Widening the Circle: Learning from May’s Advisers

Published: 15 June 2017

Among the many shocking outcomes of last week’s General Election, perhaps the least surprising was the resignation of two people who were at the centre of ‘Brand Theresa May’

The principle of co-creation is essential to communications ideas which build genuinely fruitful thought leadership platforms.

Among the many shocking outcomes of last week’s General Election, perhaps the least surprising was the resignation of two people who were at the centre of ‘Brand Theresa May’. Fiona Hill and Nick Timothy, the Prime Minister’s co-chiefs of staff, resigned on Saturday, amid a flurry of criticism over their role in the Conservative Party’s election loss.

However, the criticism of May’s closest advisers did not begin with last week’s election result.

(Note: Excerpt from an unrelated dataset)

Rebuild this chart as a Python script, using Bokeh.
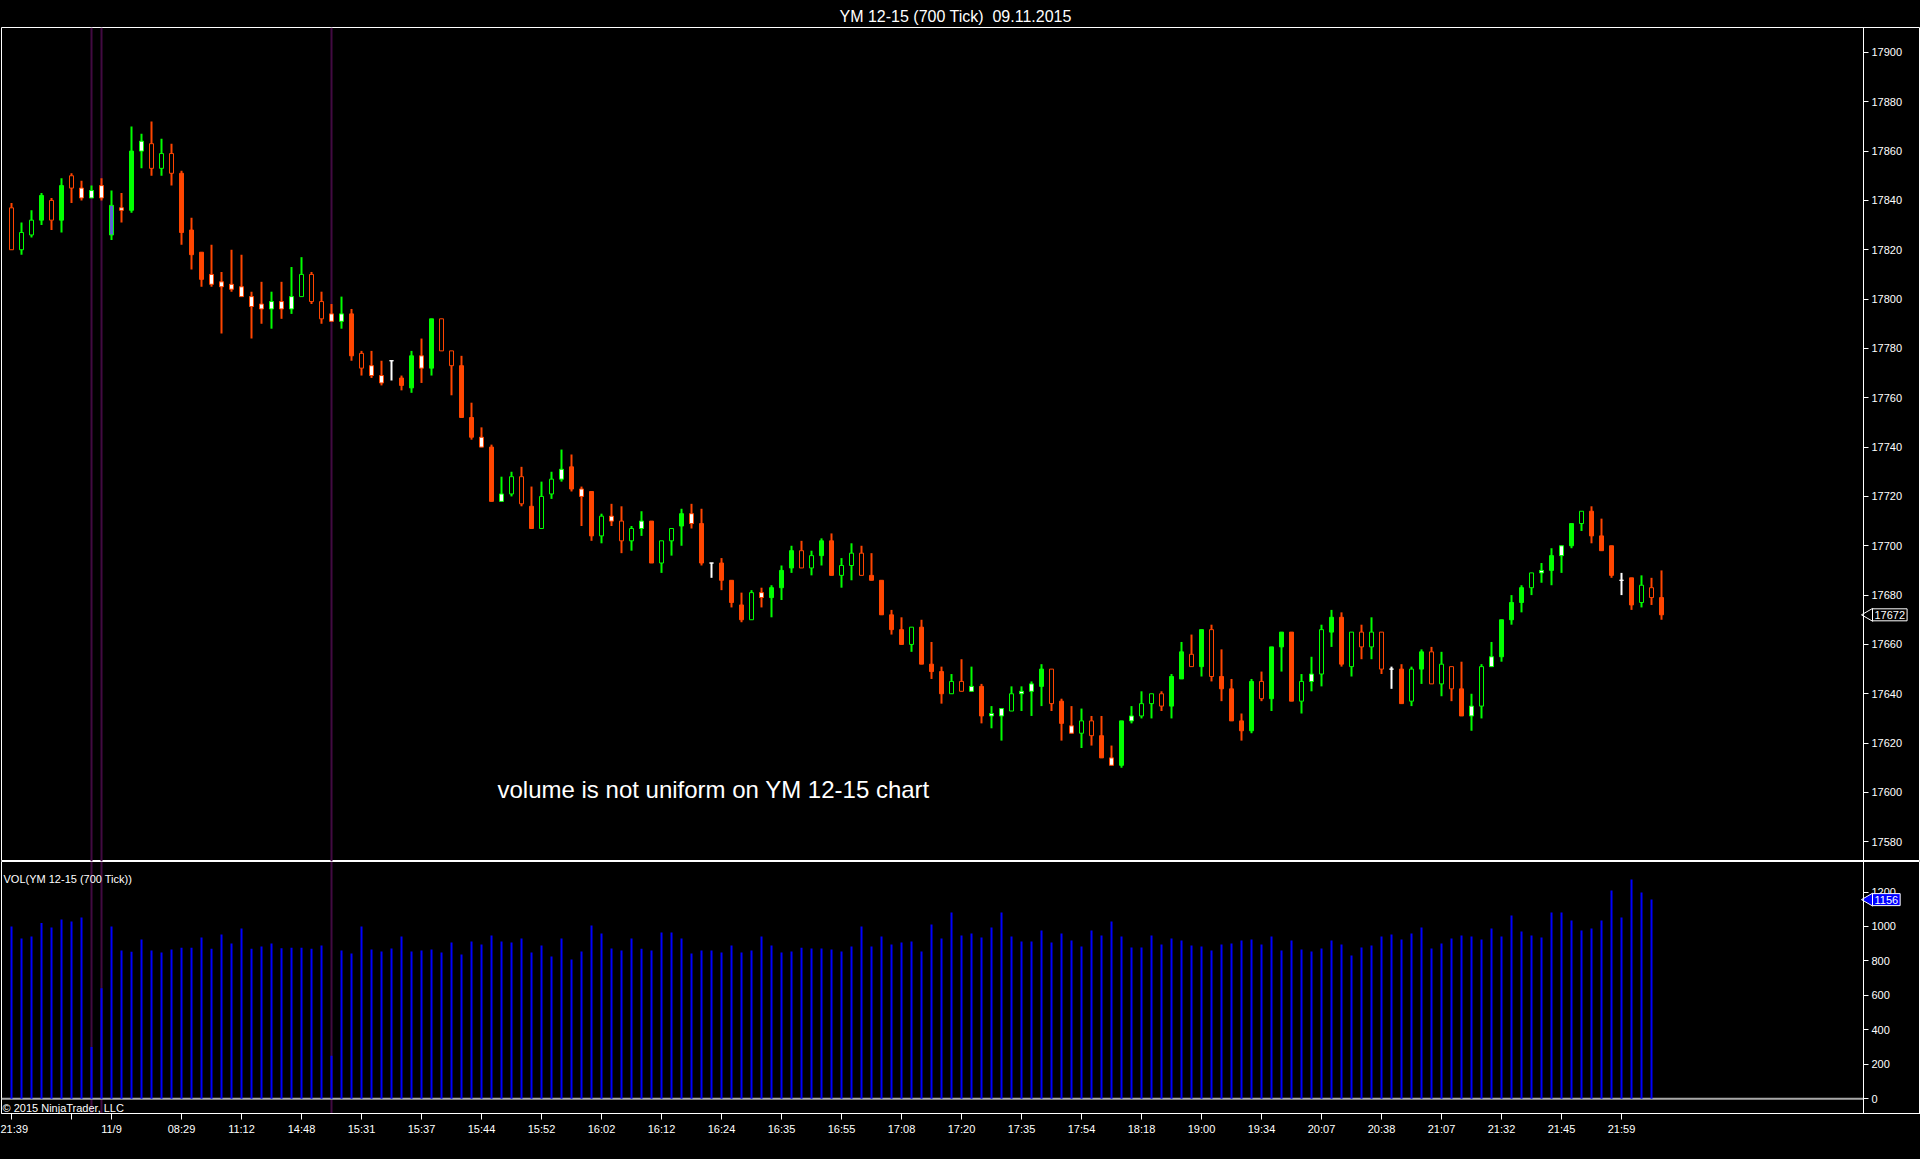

Pre-election, media articles had suggested that Theresa May’s difficulties with the social care policy stemmed from her overreliance on a small group of people. The policy wasn’t something which had undergone a wider consultation with the party or had been tested among a sample of the electorate and so, the Prime Minister was ultimately forced to do a u-turn.

The same accusations could be levelled at companies developing communications campaigns. Relying on an internal session with a small group of people from a company to generate ideas is a dangerous one. It’s no use dreaming up ideas in a closed room and hoping they will stick.